EDIT: Actually it might be of help to know how I'm moving around inside the file. I have a function as follows:
def navigateTo(self, blockNum, indexNum):
ReadFile.fid.seek(ReadFile.fileIndex[blockNum][indexNum],0)
ReadFile.currentBlock = blockNum
ReadFile.index = indexNum
Before I run all this code I scan the file and make a list of index locations at ReadFile.fileIndex that I browse using this function and then 'seek' to the absolute location - is this efficient?
Cheers
Because you know the length of a block after you read the header, read the whole block at once. Then reshape the array (very fast, only affects metadata) and take use the np.hypot ufunc:
blockData = np.fromfile(ReadFile.fid, np.int16, num_receivers*num_channels*num_samples*2)
blockData = blockData.reshape((num_receivers, num_channes, num_samples, 2))
return np.hypot(blockData[:,:,:,0], blockData[:,:,:,1])
On my machine it runs in 11ms per block.
import numpy as np
def NB2(self, ID_LEN):
r1=np.fromfile(ReadFile.fid,dTypes.NB_HDR,1)
num_receivers=r1[0][0]
num_channels=r1[0][1]
num_samples=r1[0][5]
# first, match your array bounds to the way you are walking the file
blockReturn = np.zeros((num_receivers,num_channels,num_samples))
for rec in range(0,num_receivers):
for chl in range(0,num_channels):
# second, read in all the samples at once if you have enough memory
r2_iq=np.fromfile(ReadFile.fid,np.int16,2*num_samples)
r2_iq.shape = (-1,2) # tell numpy that it is an array of two values
# create dot product vector by squaring data elementwise, and then
# adding those elements together. Results is of length num_samples
r2_iq = r2_iq * r2_iq
r2_iq = r2_iq[:,0] + r2_iq[:,1]
# get the distance by performing the square root "into" blockReturn
np.sqrt(r2_iq, out=blockReturn[rec,chl,:])
return blockReturn
This should help your performance. Two main ideas in numpy work. First, your result arrays dimensions should match how your loop dimensions are crafted, for memory locality.
Second, Numpy is FAST. I've beaten hand coded C with numpy, simply because it uses LAPack and vector acceleration. However to get that power, you have to let it manipulate more data at a time. That is why your sample loop has been collapsed to read in the full sample for the receiver and channel in one large read. Then use the supreme vector powers of numpy to calculate your magnitude by dot product.
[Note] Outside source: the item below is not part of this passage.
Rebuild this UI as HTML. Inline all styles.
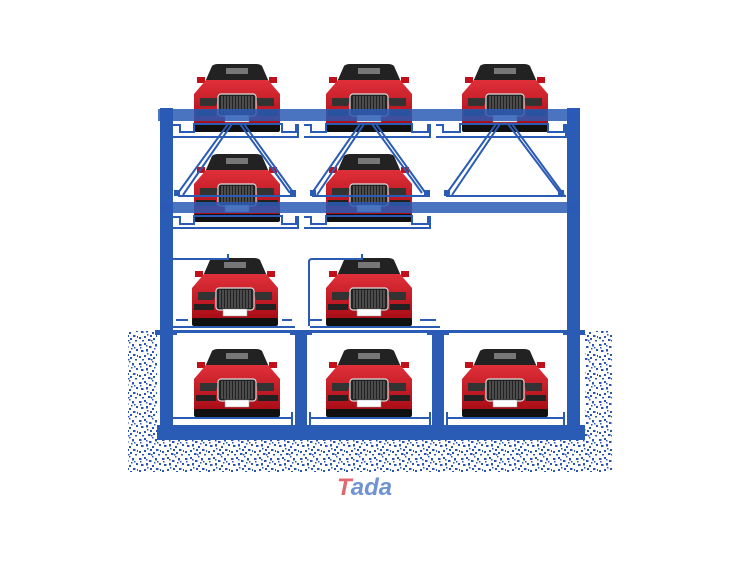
<!DOCTYPE html>
<html><head><meta charset="utf-8"><style>html,body{margin:0;padding:0;background:#fff}svg{display:block}</style></head><body>
<svg width="740" height="580" viewBox="0 0 740 580" xmlns="http://www.w3.org/2000/svg">
<defs>
<pattern id="sp" width="23" height="19" patternUnits="userSpaceOnUse">
<g fill="#2c55b0">
<rect x="1" y="2" width="2.5" height="2"/><rect x="6" y="1" width="2" height="2"/><rect x="11" y="4" width="2.5" height="2"/><rect x="17" y="2" width="2" height="2.5"/><rect x="21" y="7" width="2" height="2"/>
<rect x="3" y="8" width="2.5" height="2"/><rect x="8" y="7" width="2" height="2.5"/><rect x="14" y="9" width="2" height="2"/><rect x="18" y="12" width="2.5" height="2"/><rect x="1" y="14" width="2" height="2"/>
<rect x="6" y="13" width="2" height="2"/><rect x="10" y="16" width="2.5" height="2"/><rect x="15" y="15" width="2" height="2"/><rect x="20" y="17" width="2" height="1.5"/><rect x="12" y="12" width="2" height="2"/>
<rect x="4" y="17" width="2" height="1.5"/><rect x="9" y="11" width="1.5" height="1.5"/><rect x="19" y="5" width="1.5" height="1.5"/><rect x="14" y="0" width="1.5" height="1.5"/><rect x="2" y="5" width="1.5" height="1.5"/>
<rect x="16" y="6" width="1.5" height="1.5"/><rect x="22" y="13" width="1" height="2"/><rect x="8" y="3" width="1.5" height="1.5"/><rect x="13" y="17" width="1.5" height="1.5"/>
</g></pattern>
<linearGradient id="rg" x1="0" y1="0" x2="0" y2="1"><stop offset="0" stop-color="#e0303a"/><stop offset="1" stop-color="#a80c16"/></linearGradient>
<g id="car">
<path d="M20 2 Q22 0 26 0 H64 Q68 0 70 2 L77 18 H13 Z" fill="#222"/>
<rect x="34" y="4" width="22" height="6" fill="#777"/>
<path d="M5 13 h8 v6 h-8 z M77 13 h8 v6 h-8z" fill="#c0101a"/>
<path d="M14 16 H76 L88 30 V62 H2 V30 Z" fill="url(#rg)"/>
<path d="M8 34 h18 l-2 8 h-16z M64 34 h18 v8 h-16z" fill="#333"/>
<rect x="26" y="30" width="38" height="22" rx="3" fill="#222" stroke="#ddd" stroke-width="1.2"/>
<g stroke="#777" stroke-width="1"><path d="M30 32v18M33 32v18M36 32v18M39 32v18M42 32v18M45 32v18M48 32v18M51 32v18M54 32v18M57 32v18M60 32v18"/></g>
<rect x="33" y="51" width="24" height="7" fill="#fff" stroke="#999" stroke-width="0.5"/>
<path d="M4 46 h20 v6 h-20z M66 46 h20 v6 h-20z" fill="#222"/>
<rect x="2" y="60" width="86" height="8" rx="2" fill="#111"/>
</g>
</defs>
<rect x="128" y="331" width="484" height="141" fill="url(#sp)"/>
<rect x="157" y="333" width="428" height="107" fill="#fff"/>
<use href="#car" x="192" y="64"/><use href="#car" x="324" y="64"/><use href="#car" x="460" y="64"/>
<use href="#car" x="192" y="154"/><use href="#car" x="324" y="154"/>
<use href="#car" x="190" y="258"/><use href="#car" x="324" y="258"/>
<use href="#car" x="192" y="349"/><use href="#car" x="324" y="349"/><use href="#car" x="460" y="349"/>
<g fill="#2a5bb5" stroke="#2a5bb5">
<rect x="160" y="108" width="13" height="332" stroke="none"/>
<rect x="567" y="108" width="13" height="332" stroke="none"/>
<rect x="295" y="333" width="12" height="107" stroke="none"/>
<rect x="432" y="333" width="12" height="107" stroke="none"/>
<rect x="158" y="109" width="422" height="12" stroke="none" opacity="0.85"/>
<rect x="160" y="202" width="420" height="11" stroke="none" opacity="0.85"/>
<rect x="157" y="425" width="428" height="15" stroke="none"/>
<rect x="155" y="330" width="430" height="3" stroke="none"/>
<rect x="155" y="331" width="22" height="4" stroke="none"/><rect x="290" y="331" width="22" height="4" stroke="none"/><rect x="427" y="331" width="22" height="4" stroke="none"/><rect x="563" y="331" width="22" height="4" stroke="none"/>
</g>
<g fill="none" stroke="#2a5bb5" stroke-width="2">
<path d="M173 125 H180 V132 H194 V124 H282 V132 H296 V125 H298 V137 H173"/>
<path d="M304 125 H311 V132 H326 V124 H412 V132 H428 V125 H430 V137 H304"/>
<path d="M436 125 H443 V132 H460 V124 H548 V132 H564 V125 H566 V137 H436"/>
<path d="M173 217 H180 V224 H194 V216 H282 V224 H296 V217 H298 V228 H173"/>
<path d="M304 217 H311 V224 H326 V216 H412 V224 H428 V217 H430 V228 H304"/>
<path d="M228 124 L178 193 M232 124 L183 195 M240 124 L290 193 M244 124 L295 195"/>
<path d="M360 124 L312 193 M364 124 L317 195 M372 124 L422 193 M376 124 L427 195"/>
<path d="M496 124 L447 193 M500 124 L452 195 M508 124 L560 193 M512 124 L564 195"/>
<path d="M178 196 H296 M312 196 H430 M446 196 H566"/>
<path d="M173 259 H228 V254"/>
<path d="M309 326 V262 Q309 259 312 259 H362 V254"/>
<path d="M173 327 H295 M176 320 H188 M282 320 H292 M310 327 H440 M310 320 H322 M420 320 H436"/>
<path d="M172 418 H292 M172 412 V425 M292 412 V425"/>
<path d="M310 418 H430 M310 412 V425 M430 412 V425"/>
<path d="M447 418 H564 M447 412 V425 M564 412 V425"/>
</g>
<g fill="#2a5bb5"><rect x="174" y="190" width="6" height="6"/><rect x="290" y="190" width="6" height="6"/><rect x="310" y="190" width="6" height="6"/><rect x="424" y="190" width="6" height="6"/><rect x="444" y="190" width="6" height="6"/><rect x="558" y="190" width="6" height="6"/></g>
<text x="337" y="495" font-family="Liberation Sans, sans-serif" font-size="24" font-weight="bold" font-style="italic"><tspan fill="#e06870">T</tspan><tspan fill="#6f93d3">ada</tspan></text>
</svg>
</body></html>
There is a little more optimization to be had in the magnitude calculation, but numpy recycles buffers for you, making it less important than you might think. I hope this helps!
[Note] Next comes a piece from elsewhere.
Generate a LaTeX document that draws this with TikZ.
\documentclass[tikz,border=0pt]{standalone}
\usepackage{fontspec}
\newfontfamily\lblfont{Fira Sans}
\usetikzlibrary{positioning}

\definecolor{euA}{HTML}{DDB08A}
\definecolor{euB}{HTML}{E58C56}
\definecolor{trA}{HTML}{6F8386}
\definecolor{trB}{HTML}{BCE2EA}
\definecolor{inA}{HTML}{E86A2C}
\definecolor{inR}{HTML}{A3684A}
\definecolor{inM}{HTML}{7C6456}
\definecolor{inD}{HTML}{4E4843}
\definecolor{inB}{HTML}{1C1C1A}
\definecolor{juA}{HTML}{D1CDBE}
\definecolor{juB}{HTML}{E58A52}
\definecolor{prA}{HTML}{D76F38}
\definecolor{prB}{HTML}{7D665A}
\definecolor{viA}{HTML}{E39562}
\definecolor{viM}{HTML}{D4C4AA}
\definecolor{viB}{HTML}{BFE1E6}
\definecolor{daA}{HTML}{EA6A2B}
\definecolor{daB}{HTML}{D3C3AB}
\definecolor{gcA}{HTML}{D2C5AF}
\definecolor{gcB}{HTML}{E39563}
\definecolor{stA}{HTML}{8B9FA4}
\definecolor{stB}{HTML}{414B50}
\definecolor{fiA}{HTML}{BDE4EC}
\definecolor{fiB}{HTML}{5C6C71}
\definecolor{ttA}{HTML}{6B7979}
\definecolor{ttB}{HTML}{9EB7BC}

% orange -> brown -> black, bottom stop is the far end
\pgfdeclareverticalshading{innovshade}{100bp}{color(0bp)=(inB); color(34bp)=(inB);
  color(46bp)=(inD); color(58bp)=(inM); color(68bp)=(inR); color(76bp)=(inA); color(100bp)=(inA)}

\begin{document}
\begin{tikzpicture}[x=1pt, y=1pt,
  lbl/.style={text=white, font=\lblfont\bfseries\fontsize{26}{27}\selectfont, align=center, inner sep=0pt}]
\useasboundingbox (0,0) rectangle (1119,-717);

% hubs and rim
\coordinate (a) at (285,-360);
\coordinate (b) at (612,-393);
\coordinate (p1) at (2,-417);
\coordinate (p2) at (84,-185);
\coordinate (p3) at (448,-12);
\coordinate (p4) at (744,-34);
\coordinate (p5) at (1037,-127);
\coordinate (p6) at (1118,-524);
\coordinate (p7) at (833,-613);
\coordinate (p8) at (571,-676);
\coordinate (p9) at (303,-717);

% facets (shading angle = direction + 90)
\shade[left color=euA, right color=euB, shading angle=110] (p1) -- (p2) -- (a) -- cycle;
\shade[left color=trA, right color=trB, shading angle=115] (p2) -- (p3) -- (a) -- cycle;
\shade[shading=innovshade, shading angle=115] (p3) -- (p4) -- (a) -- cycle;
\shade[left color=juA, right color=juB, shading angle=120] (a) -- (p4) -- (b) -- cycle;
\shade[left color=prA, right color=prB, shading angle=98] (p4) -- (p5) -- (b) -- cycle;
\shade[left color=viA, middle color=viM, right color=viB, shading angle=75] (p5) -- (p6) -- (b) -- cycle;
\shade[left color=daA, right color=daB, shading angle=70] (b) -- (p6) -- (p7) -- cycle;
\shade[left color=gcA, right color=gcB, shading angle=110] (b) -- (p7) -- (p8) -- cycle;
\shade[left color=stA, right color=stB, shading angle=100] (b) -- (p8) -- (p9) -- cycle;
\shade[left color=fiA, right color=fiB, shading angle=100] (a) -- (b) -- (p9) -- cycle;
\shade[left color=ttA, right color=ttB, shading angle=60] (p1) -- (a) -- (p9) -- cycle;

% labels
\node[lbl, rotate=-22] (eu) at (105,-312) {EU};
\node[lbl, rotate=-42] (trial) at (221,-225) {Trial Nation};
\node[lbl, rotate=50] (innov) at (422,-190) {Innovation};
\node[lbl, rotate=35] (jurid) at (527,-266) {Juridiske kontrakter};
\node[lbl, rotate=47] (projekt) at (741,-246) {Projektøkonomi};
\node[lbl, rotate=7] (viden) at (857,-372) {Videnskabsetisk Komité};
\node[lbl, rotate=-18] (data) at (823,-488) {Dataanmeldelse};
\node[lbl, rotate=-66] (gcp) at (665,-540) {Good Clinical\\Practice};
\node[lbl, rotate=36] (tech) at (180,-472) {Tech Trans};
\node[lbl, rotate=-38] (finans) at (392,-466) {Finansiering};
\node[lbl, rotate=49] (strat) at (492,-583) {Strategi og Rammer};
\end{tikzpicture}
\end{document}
I'd try to use as few loops and as much constants as possible.
Everything that can be done in a linear fashion should be done so.
If values don't change, use constants to reduce lookups and such,
because that eats up cpu cycles.
This is from a theoretical point of view ;-)
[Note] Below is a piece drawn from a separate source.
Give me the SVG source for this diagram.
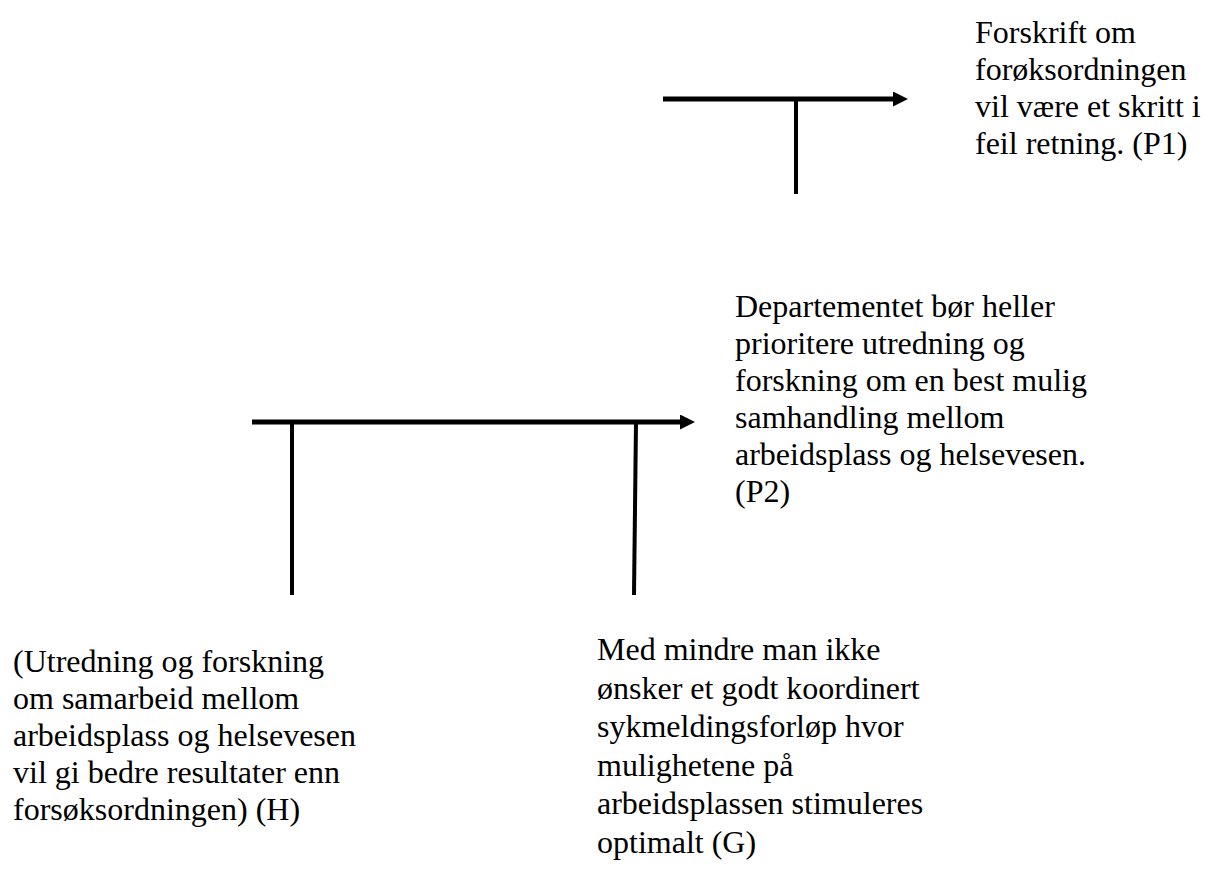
<svg xmlns="http://www.w3.org/2000/svg" width="1212" height="875" viewBox="0 0 1212 875">
  <style>
    .label { font-family: "Liberation Serif", "Times New Roman", serif; font-size: 32px; fill: #000; }
    .bar { stroke: #000; stroke-width: 5; fill: none; }
    .leg { stroke: #000; stroke-width: 4; fill: none; }
  </style>
  <defs>
    <marker id="head" markerUnits="userSpaceOnUse" markerWidth="15" markerHeight="15" refX="0" refY="7.5" orient="auto">
      <path d="M0,0 L15,7.5 L0,15 z" fill="#000"/>
    </marker>
  </defs>
  <rect width="1212" height="875" fill="#fff"/>

  <g id="connectors">
    <!-- P2 supports P1 -->
    <line class="bar" x1="663" y1="99" x2="893" y2="99" marker-end="url(#head)"/>
    <line class="leg" x1="796" y1="99" x2="796" y2="194"/>
    <!-- H and G jointly support P2 -->
    <line class="bar" x1="252" y1="422" x2="680" y2="422" marker-end="url(#head)"/>
    <line class="leg" x1="292" y1="422" x2="292" y2="595"/>
    <line class="leg" x1="636" y1="422" x2="634" y2="595"/>
  </g>

  <g id="p1">
    <text class="label" x="975" y="43">Forskrift om</text>
    <text class="label" x="975" y="80">forøksordningen</text>
    <text class="label" x="975" y="117">vil være et skritt i</text>
    <text class="label" x="975" y="154">feil retning. (P1)</text>
  </g>

  <g id="p2">
    <text class="label" x="735" y="317">Departementet bør heller</text>
    <text class="label" x="735" y="354">prioritere utredning og</text>
    <text class="label" x="735" y="391">forskning om en best mulig</text>
    <text class="label" x="735" y="428">samhandling mellom</text>
    <text class="label" x="735" y="465">arbeidsplass og helsevesen.</text>
    <text class="label" x="735" y="502">(P2)</text>
  </g>

  <g id="h">
    <text class="label" x="13" y="672">(Utredning og forskning</text>
    <text class="label" x="13" y="709">om samarbeid mellom</text>
    <text class="label" x="13" y="746">arbeidsplass og helsevesen</text>
    <text class="label" x="13" y="783">vil gi bedre resultater enn</text>
    <text class="label" x="13" y="820">forsøksordningen) (H)</text>
  </g>

  <g id="g">
    <text class="label" x="597" y="660">Med mindre man ikke</text>
    <text class="label" x="597" y="698.5">ønsker et godt koordinert</text>
    <text class="label" x="597" y="737">sykmeldingsforløp hvor</text>
    <text class="label" x="597" y="775.5">mulighetene på</text>
    <text class="label" x="597" y="814">arbeidsplassen stimuleres</text>
    <text class="label" x="597" y="852.5">optimalt (G)</text>
  </g>
</svg>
If possible use highly optimised libraries. I don't exaclty know what you are trying to achieve but i'd rather use an existing FFT-Lib than writing it myself :>
One more thing: http://en.wikipedia.org/wiki/Big_O_notation (can be an eye-opener)
Most importantly, you shouldn't do file access at the lowest level of a triple nested loop, whether you do this in C or Python. You've got to read in large chunks of data at a time.
So to speed this up, read in large chunks of data at a time, and process that data using numpy indexing (that is, vectorize your code). This is particularly easy in your case since all your data is int32. Just read in big chunks of data, and reshape the data into an array that reflects the (receiver, channel, sample) structure, and then use the appropriate indexing to multiply and add things for Pythagoras, and the 'sum' command to add up the terms in the resulting array.
This is more of an observation than a solution, but porting that function to C++ and loading it in with the Python API would get you a lot of speed gain to begin with before loop optimization.